# STATED PROBLEM
From the listing below, restate word for word the lines from the line containing "Write a Python" down through the line containing "import matplotlib.pyplot as plt". Exclude pictures.

# GIVEN RECORDS
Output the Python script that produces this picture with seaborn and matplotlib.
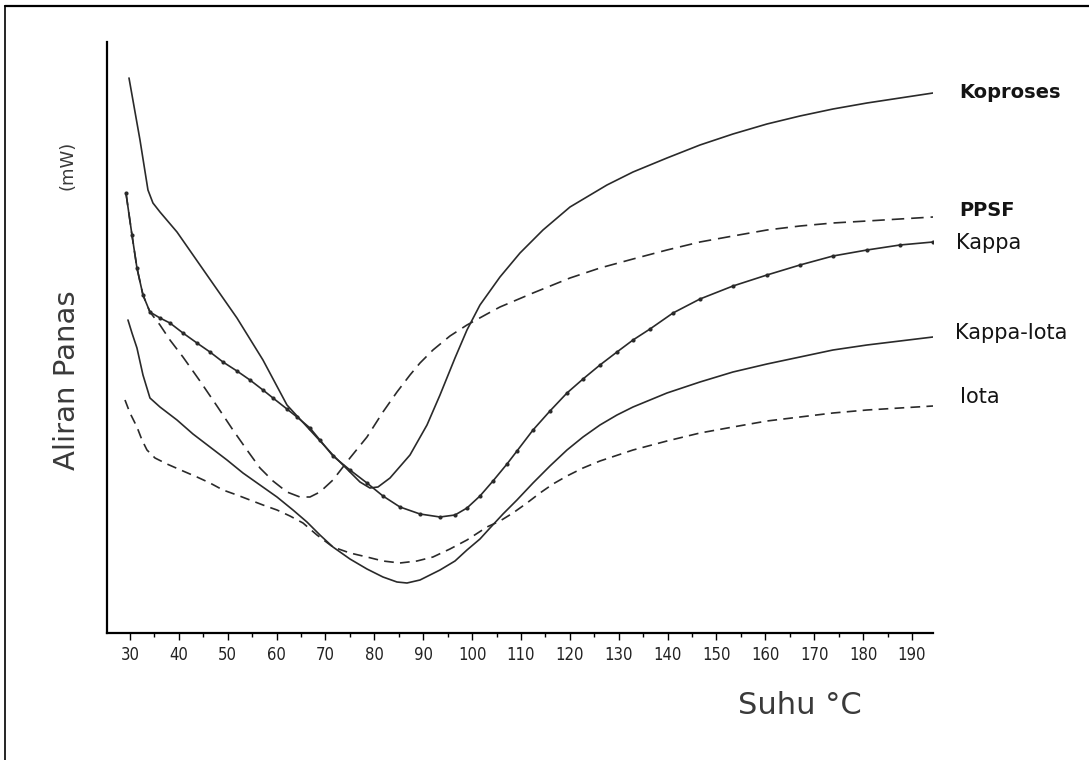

==

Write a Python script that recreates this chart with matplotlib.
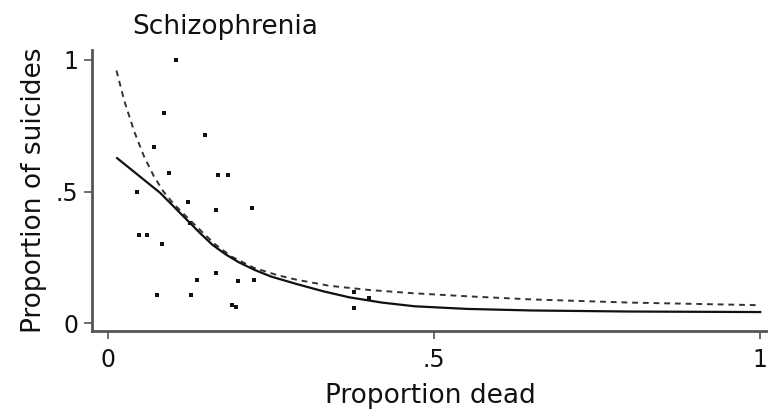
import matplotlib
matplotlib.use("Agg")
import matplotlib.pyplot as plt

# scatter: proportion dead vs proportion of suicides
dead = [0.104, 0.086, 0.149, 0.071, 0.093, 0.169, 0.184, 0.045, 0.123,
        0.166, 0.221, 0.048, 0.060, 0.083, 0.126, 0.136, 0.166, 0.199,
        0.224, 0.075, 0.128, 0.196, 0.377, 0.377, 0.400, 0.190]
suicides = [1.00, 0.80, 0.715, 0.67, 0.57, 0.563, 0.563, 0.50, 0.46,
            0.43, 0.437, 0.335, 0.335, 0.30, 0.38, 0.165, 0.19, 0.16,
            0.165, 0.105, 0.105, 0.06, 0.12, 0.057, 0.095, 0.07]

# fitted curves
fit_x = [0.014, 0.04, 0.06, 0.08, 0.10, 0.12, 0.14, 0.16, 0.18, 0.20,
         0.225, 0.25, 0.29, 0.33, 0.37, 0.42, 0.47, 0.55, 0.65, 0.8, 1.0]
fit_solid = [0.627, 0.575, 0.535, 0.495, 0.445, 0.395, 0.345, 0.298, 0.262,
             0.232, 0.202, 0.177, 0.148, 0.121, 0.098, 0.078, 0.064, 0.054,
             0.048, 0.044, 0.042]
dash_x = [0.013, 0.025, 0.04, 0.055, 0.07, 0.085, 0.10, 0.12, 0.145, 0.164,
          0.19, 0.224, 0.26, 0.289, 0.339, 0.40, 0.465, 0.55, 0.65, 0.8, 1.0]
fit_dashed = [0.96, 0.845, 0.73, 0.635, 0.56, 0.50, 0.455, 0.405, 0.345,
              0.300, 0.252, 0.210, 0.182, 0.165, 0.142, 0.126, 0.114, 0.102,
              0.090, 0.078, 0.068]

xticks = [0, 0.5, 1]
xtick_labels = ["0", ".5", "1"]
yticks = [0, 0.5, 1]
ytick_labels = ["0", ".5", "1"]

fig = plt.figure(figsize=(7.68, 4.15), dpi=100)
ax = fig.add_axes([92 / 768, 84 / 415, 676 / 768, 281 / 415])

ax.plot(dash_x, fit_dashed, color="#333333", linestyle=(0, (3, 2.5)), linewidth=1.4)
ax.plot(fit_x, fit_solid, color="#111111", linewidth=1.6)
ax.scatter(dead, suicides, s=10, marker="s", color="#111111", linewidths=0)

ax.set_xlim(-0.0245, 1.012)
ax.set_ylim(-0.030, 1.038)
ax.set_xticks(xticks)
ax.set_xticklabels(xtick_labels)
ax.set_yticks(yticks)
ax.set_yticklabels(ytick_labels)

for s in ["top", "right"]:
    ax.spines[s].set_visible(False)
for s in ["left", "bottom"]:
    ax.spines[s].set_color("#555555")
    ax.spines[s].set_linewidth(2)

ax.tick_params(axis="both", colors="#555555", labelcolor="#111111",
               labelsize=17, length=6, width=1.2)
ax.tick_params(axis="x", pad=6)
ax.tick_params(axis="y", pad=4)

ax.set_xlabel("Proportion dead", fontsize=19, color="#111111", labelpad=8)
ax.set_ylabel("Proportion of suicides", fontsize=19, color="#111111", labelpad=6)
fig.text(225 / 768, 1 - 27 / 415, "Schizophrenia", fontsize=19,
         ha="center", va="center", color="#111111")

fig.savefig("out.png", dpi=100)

---

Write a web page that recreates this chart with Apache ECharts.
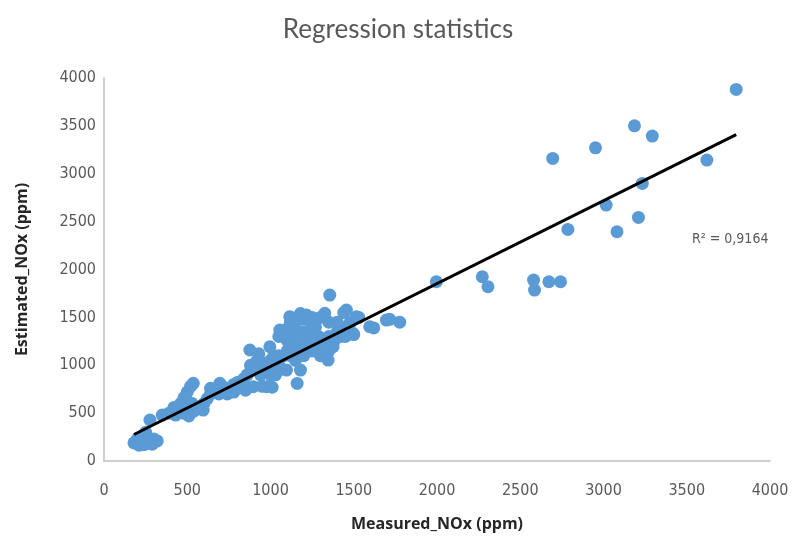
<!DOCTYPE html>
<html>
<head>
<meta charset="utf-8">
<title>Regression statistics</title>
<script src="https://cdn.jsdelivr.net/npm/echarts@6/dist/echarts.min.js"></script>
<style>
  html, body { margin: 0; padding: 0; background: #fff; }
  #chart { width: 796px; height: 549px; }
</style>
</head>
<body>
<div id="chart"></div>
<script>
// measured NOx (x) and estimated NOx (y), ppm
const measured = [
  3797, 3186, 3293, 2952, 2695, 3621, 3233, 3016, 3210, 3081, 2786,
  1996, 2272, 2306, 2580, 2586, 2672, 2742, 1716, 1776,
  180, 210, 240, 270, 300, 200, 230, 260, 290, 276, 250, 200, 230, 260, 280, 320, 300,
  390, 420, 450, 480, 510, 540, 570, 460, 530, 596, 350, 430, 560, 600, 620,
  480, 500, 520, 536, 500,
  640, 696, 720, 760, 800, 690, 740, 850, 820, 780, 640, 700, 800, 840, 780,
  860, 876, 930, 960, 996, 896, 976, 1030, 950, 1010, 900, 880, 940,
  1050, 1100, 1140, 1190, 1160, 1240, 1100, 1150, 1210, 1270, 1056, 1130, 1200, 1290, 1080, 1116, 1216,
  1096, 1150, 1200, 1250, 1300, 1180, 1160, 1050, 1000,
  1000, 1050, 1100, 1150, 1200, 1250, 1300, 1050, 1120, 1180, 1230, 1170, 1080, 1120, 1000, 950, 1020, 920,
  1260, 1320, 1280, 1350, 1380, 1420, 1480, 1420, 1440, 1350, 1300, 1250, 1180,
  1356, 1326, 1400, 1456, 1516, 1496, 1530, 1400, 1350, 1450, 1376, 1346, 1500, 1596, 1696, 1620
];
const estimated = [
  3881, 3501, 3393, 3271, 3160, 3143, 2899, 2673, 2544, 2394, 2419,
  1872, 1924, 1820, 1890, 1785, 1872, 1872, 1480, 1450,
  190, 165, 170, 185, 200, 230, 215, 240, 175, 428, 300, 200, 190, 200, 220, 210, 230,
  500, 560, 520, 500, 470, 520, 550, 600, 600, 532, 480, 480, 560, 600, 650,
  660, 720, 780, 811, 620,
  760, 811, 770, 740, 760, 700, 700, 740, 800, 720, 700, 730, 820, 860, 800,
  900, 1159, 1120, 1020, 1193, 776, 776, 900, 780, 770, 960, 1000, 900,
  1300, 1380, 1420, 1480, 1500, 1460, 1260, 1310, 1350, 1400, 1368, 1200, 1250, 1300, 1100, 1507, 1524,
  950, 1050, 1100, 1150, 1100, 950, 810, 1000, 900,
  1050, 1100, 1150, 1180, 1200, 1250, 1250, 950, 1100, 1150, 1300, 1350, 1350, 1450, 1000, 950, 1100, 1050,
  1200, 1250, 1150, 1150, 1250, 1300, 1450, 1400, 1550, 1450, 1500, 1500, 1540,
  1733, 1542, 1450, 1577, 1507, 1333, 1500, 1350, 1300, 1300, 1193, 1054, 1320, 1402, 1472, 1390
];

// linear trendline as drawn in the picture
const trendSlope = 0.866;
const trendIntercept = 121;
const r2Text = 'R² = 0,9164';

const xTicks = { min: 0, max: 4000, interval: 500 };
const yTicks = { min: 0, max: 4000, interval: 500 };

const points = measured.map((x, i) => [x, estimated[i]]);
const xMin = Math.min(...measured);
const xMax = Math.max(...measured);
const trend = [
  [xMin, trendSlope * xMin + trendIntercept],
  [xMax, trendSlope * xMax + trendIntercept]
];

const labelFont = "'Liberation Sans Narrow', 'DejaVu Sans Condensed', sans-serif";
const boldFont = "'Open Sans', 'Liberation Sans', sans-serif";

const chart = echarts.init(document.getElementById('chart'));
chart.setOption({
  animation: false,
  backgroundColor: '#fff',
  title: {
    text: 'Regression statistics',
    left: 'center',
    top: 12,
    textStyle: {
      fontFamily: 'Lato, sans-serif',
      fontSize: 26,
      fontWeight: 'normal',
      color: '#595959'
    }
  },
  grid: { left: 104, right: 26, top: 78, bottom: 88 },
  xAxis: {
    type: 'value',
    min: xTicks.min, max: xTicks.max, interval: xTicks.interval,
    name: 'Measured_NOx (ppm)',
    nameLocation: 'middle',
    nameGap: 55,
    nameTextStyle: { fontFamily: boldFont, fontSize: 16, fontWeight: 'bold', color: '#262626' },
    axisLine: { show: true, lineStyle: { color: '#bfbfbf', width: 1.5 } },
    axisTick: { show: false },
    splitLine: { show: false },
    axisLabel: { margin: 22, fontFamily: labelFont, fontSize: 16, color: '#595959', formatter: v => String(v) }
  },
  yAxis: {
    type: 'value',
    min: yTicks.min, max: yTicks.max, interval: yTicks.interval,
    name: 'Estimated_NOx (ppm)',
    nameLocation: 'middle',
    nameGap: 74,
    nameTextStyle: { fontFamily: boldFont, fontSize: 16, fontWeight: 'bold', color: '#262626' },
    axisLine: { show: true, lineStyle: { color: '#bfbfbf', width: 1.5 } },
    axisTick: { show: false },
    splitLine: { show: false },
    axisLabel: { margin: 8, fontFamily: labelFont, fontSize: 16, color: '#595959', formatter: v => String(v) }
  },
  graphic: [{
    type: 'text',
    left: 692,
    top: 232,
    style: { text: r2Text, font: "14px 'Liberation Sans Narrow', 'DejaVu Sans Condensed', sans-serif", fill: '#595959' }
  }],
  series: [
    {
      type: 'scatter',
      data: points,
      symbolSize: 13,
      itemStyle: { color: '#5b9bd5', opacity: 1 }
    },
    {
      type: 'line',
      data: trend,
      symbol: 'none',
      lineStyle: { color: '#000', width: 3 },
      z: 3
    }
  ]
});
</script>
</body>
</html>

# EXPECTED ANSWER
Write a Python script that recreates this chart with matplotlib.
import matplotlib
matplotlib.use("Agg")
import matplotlib.pyplot as plt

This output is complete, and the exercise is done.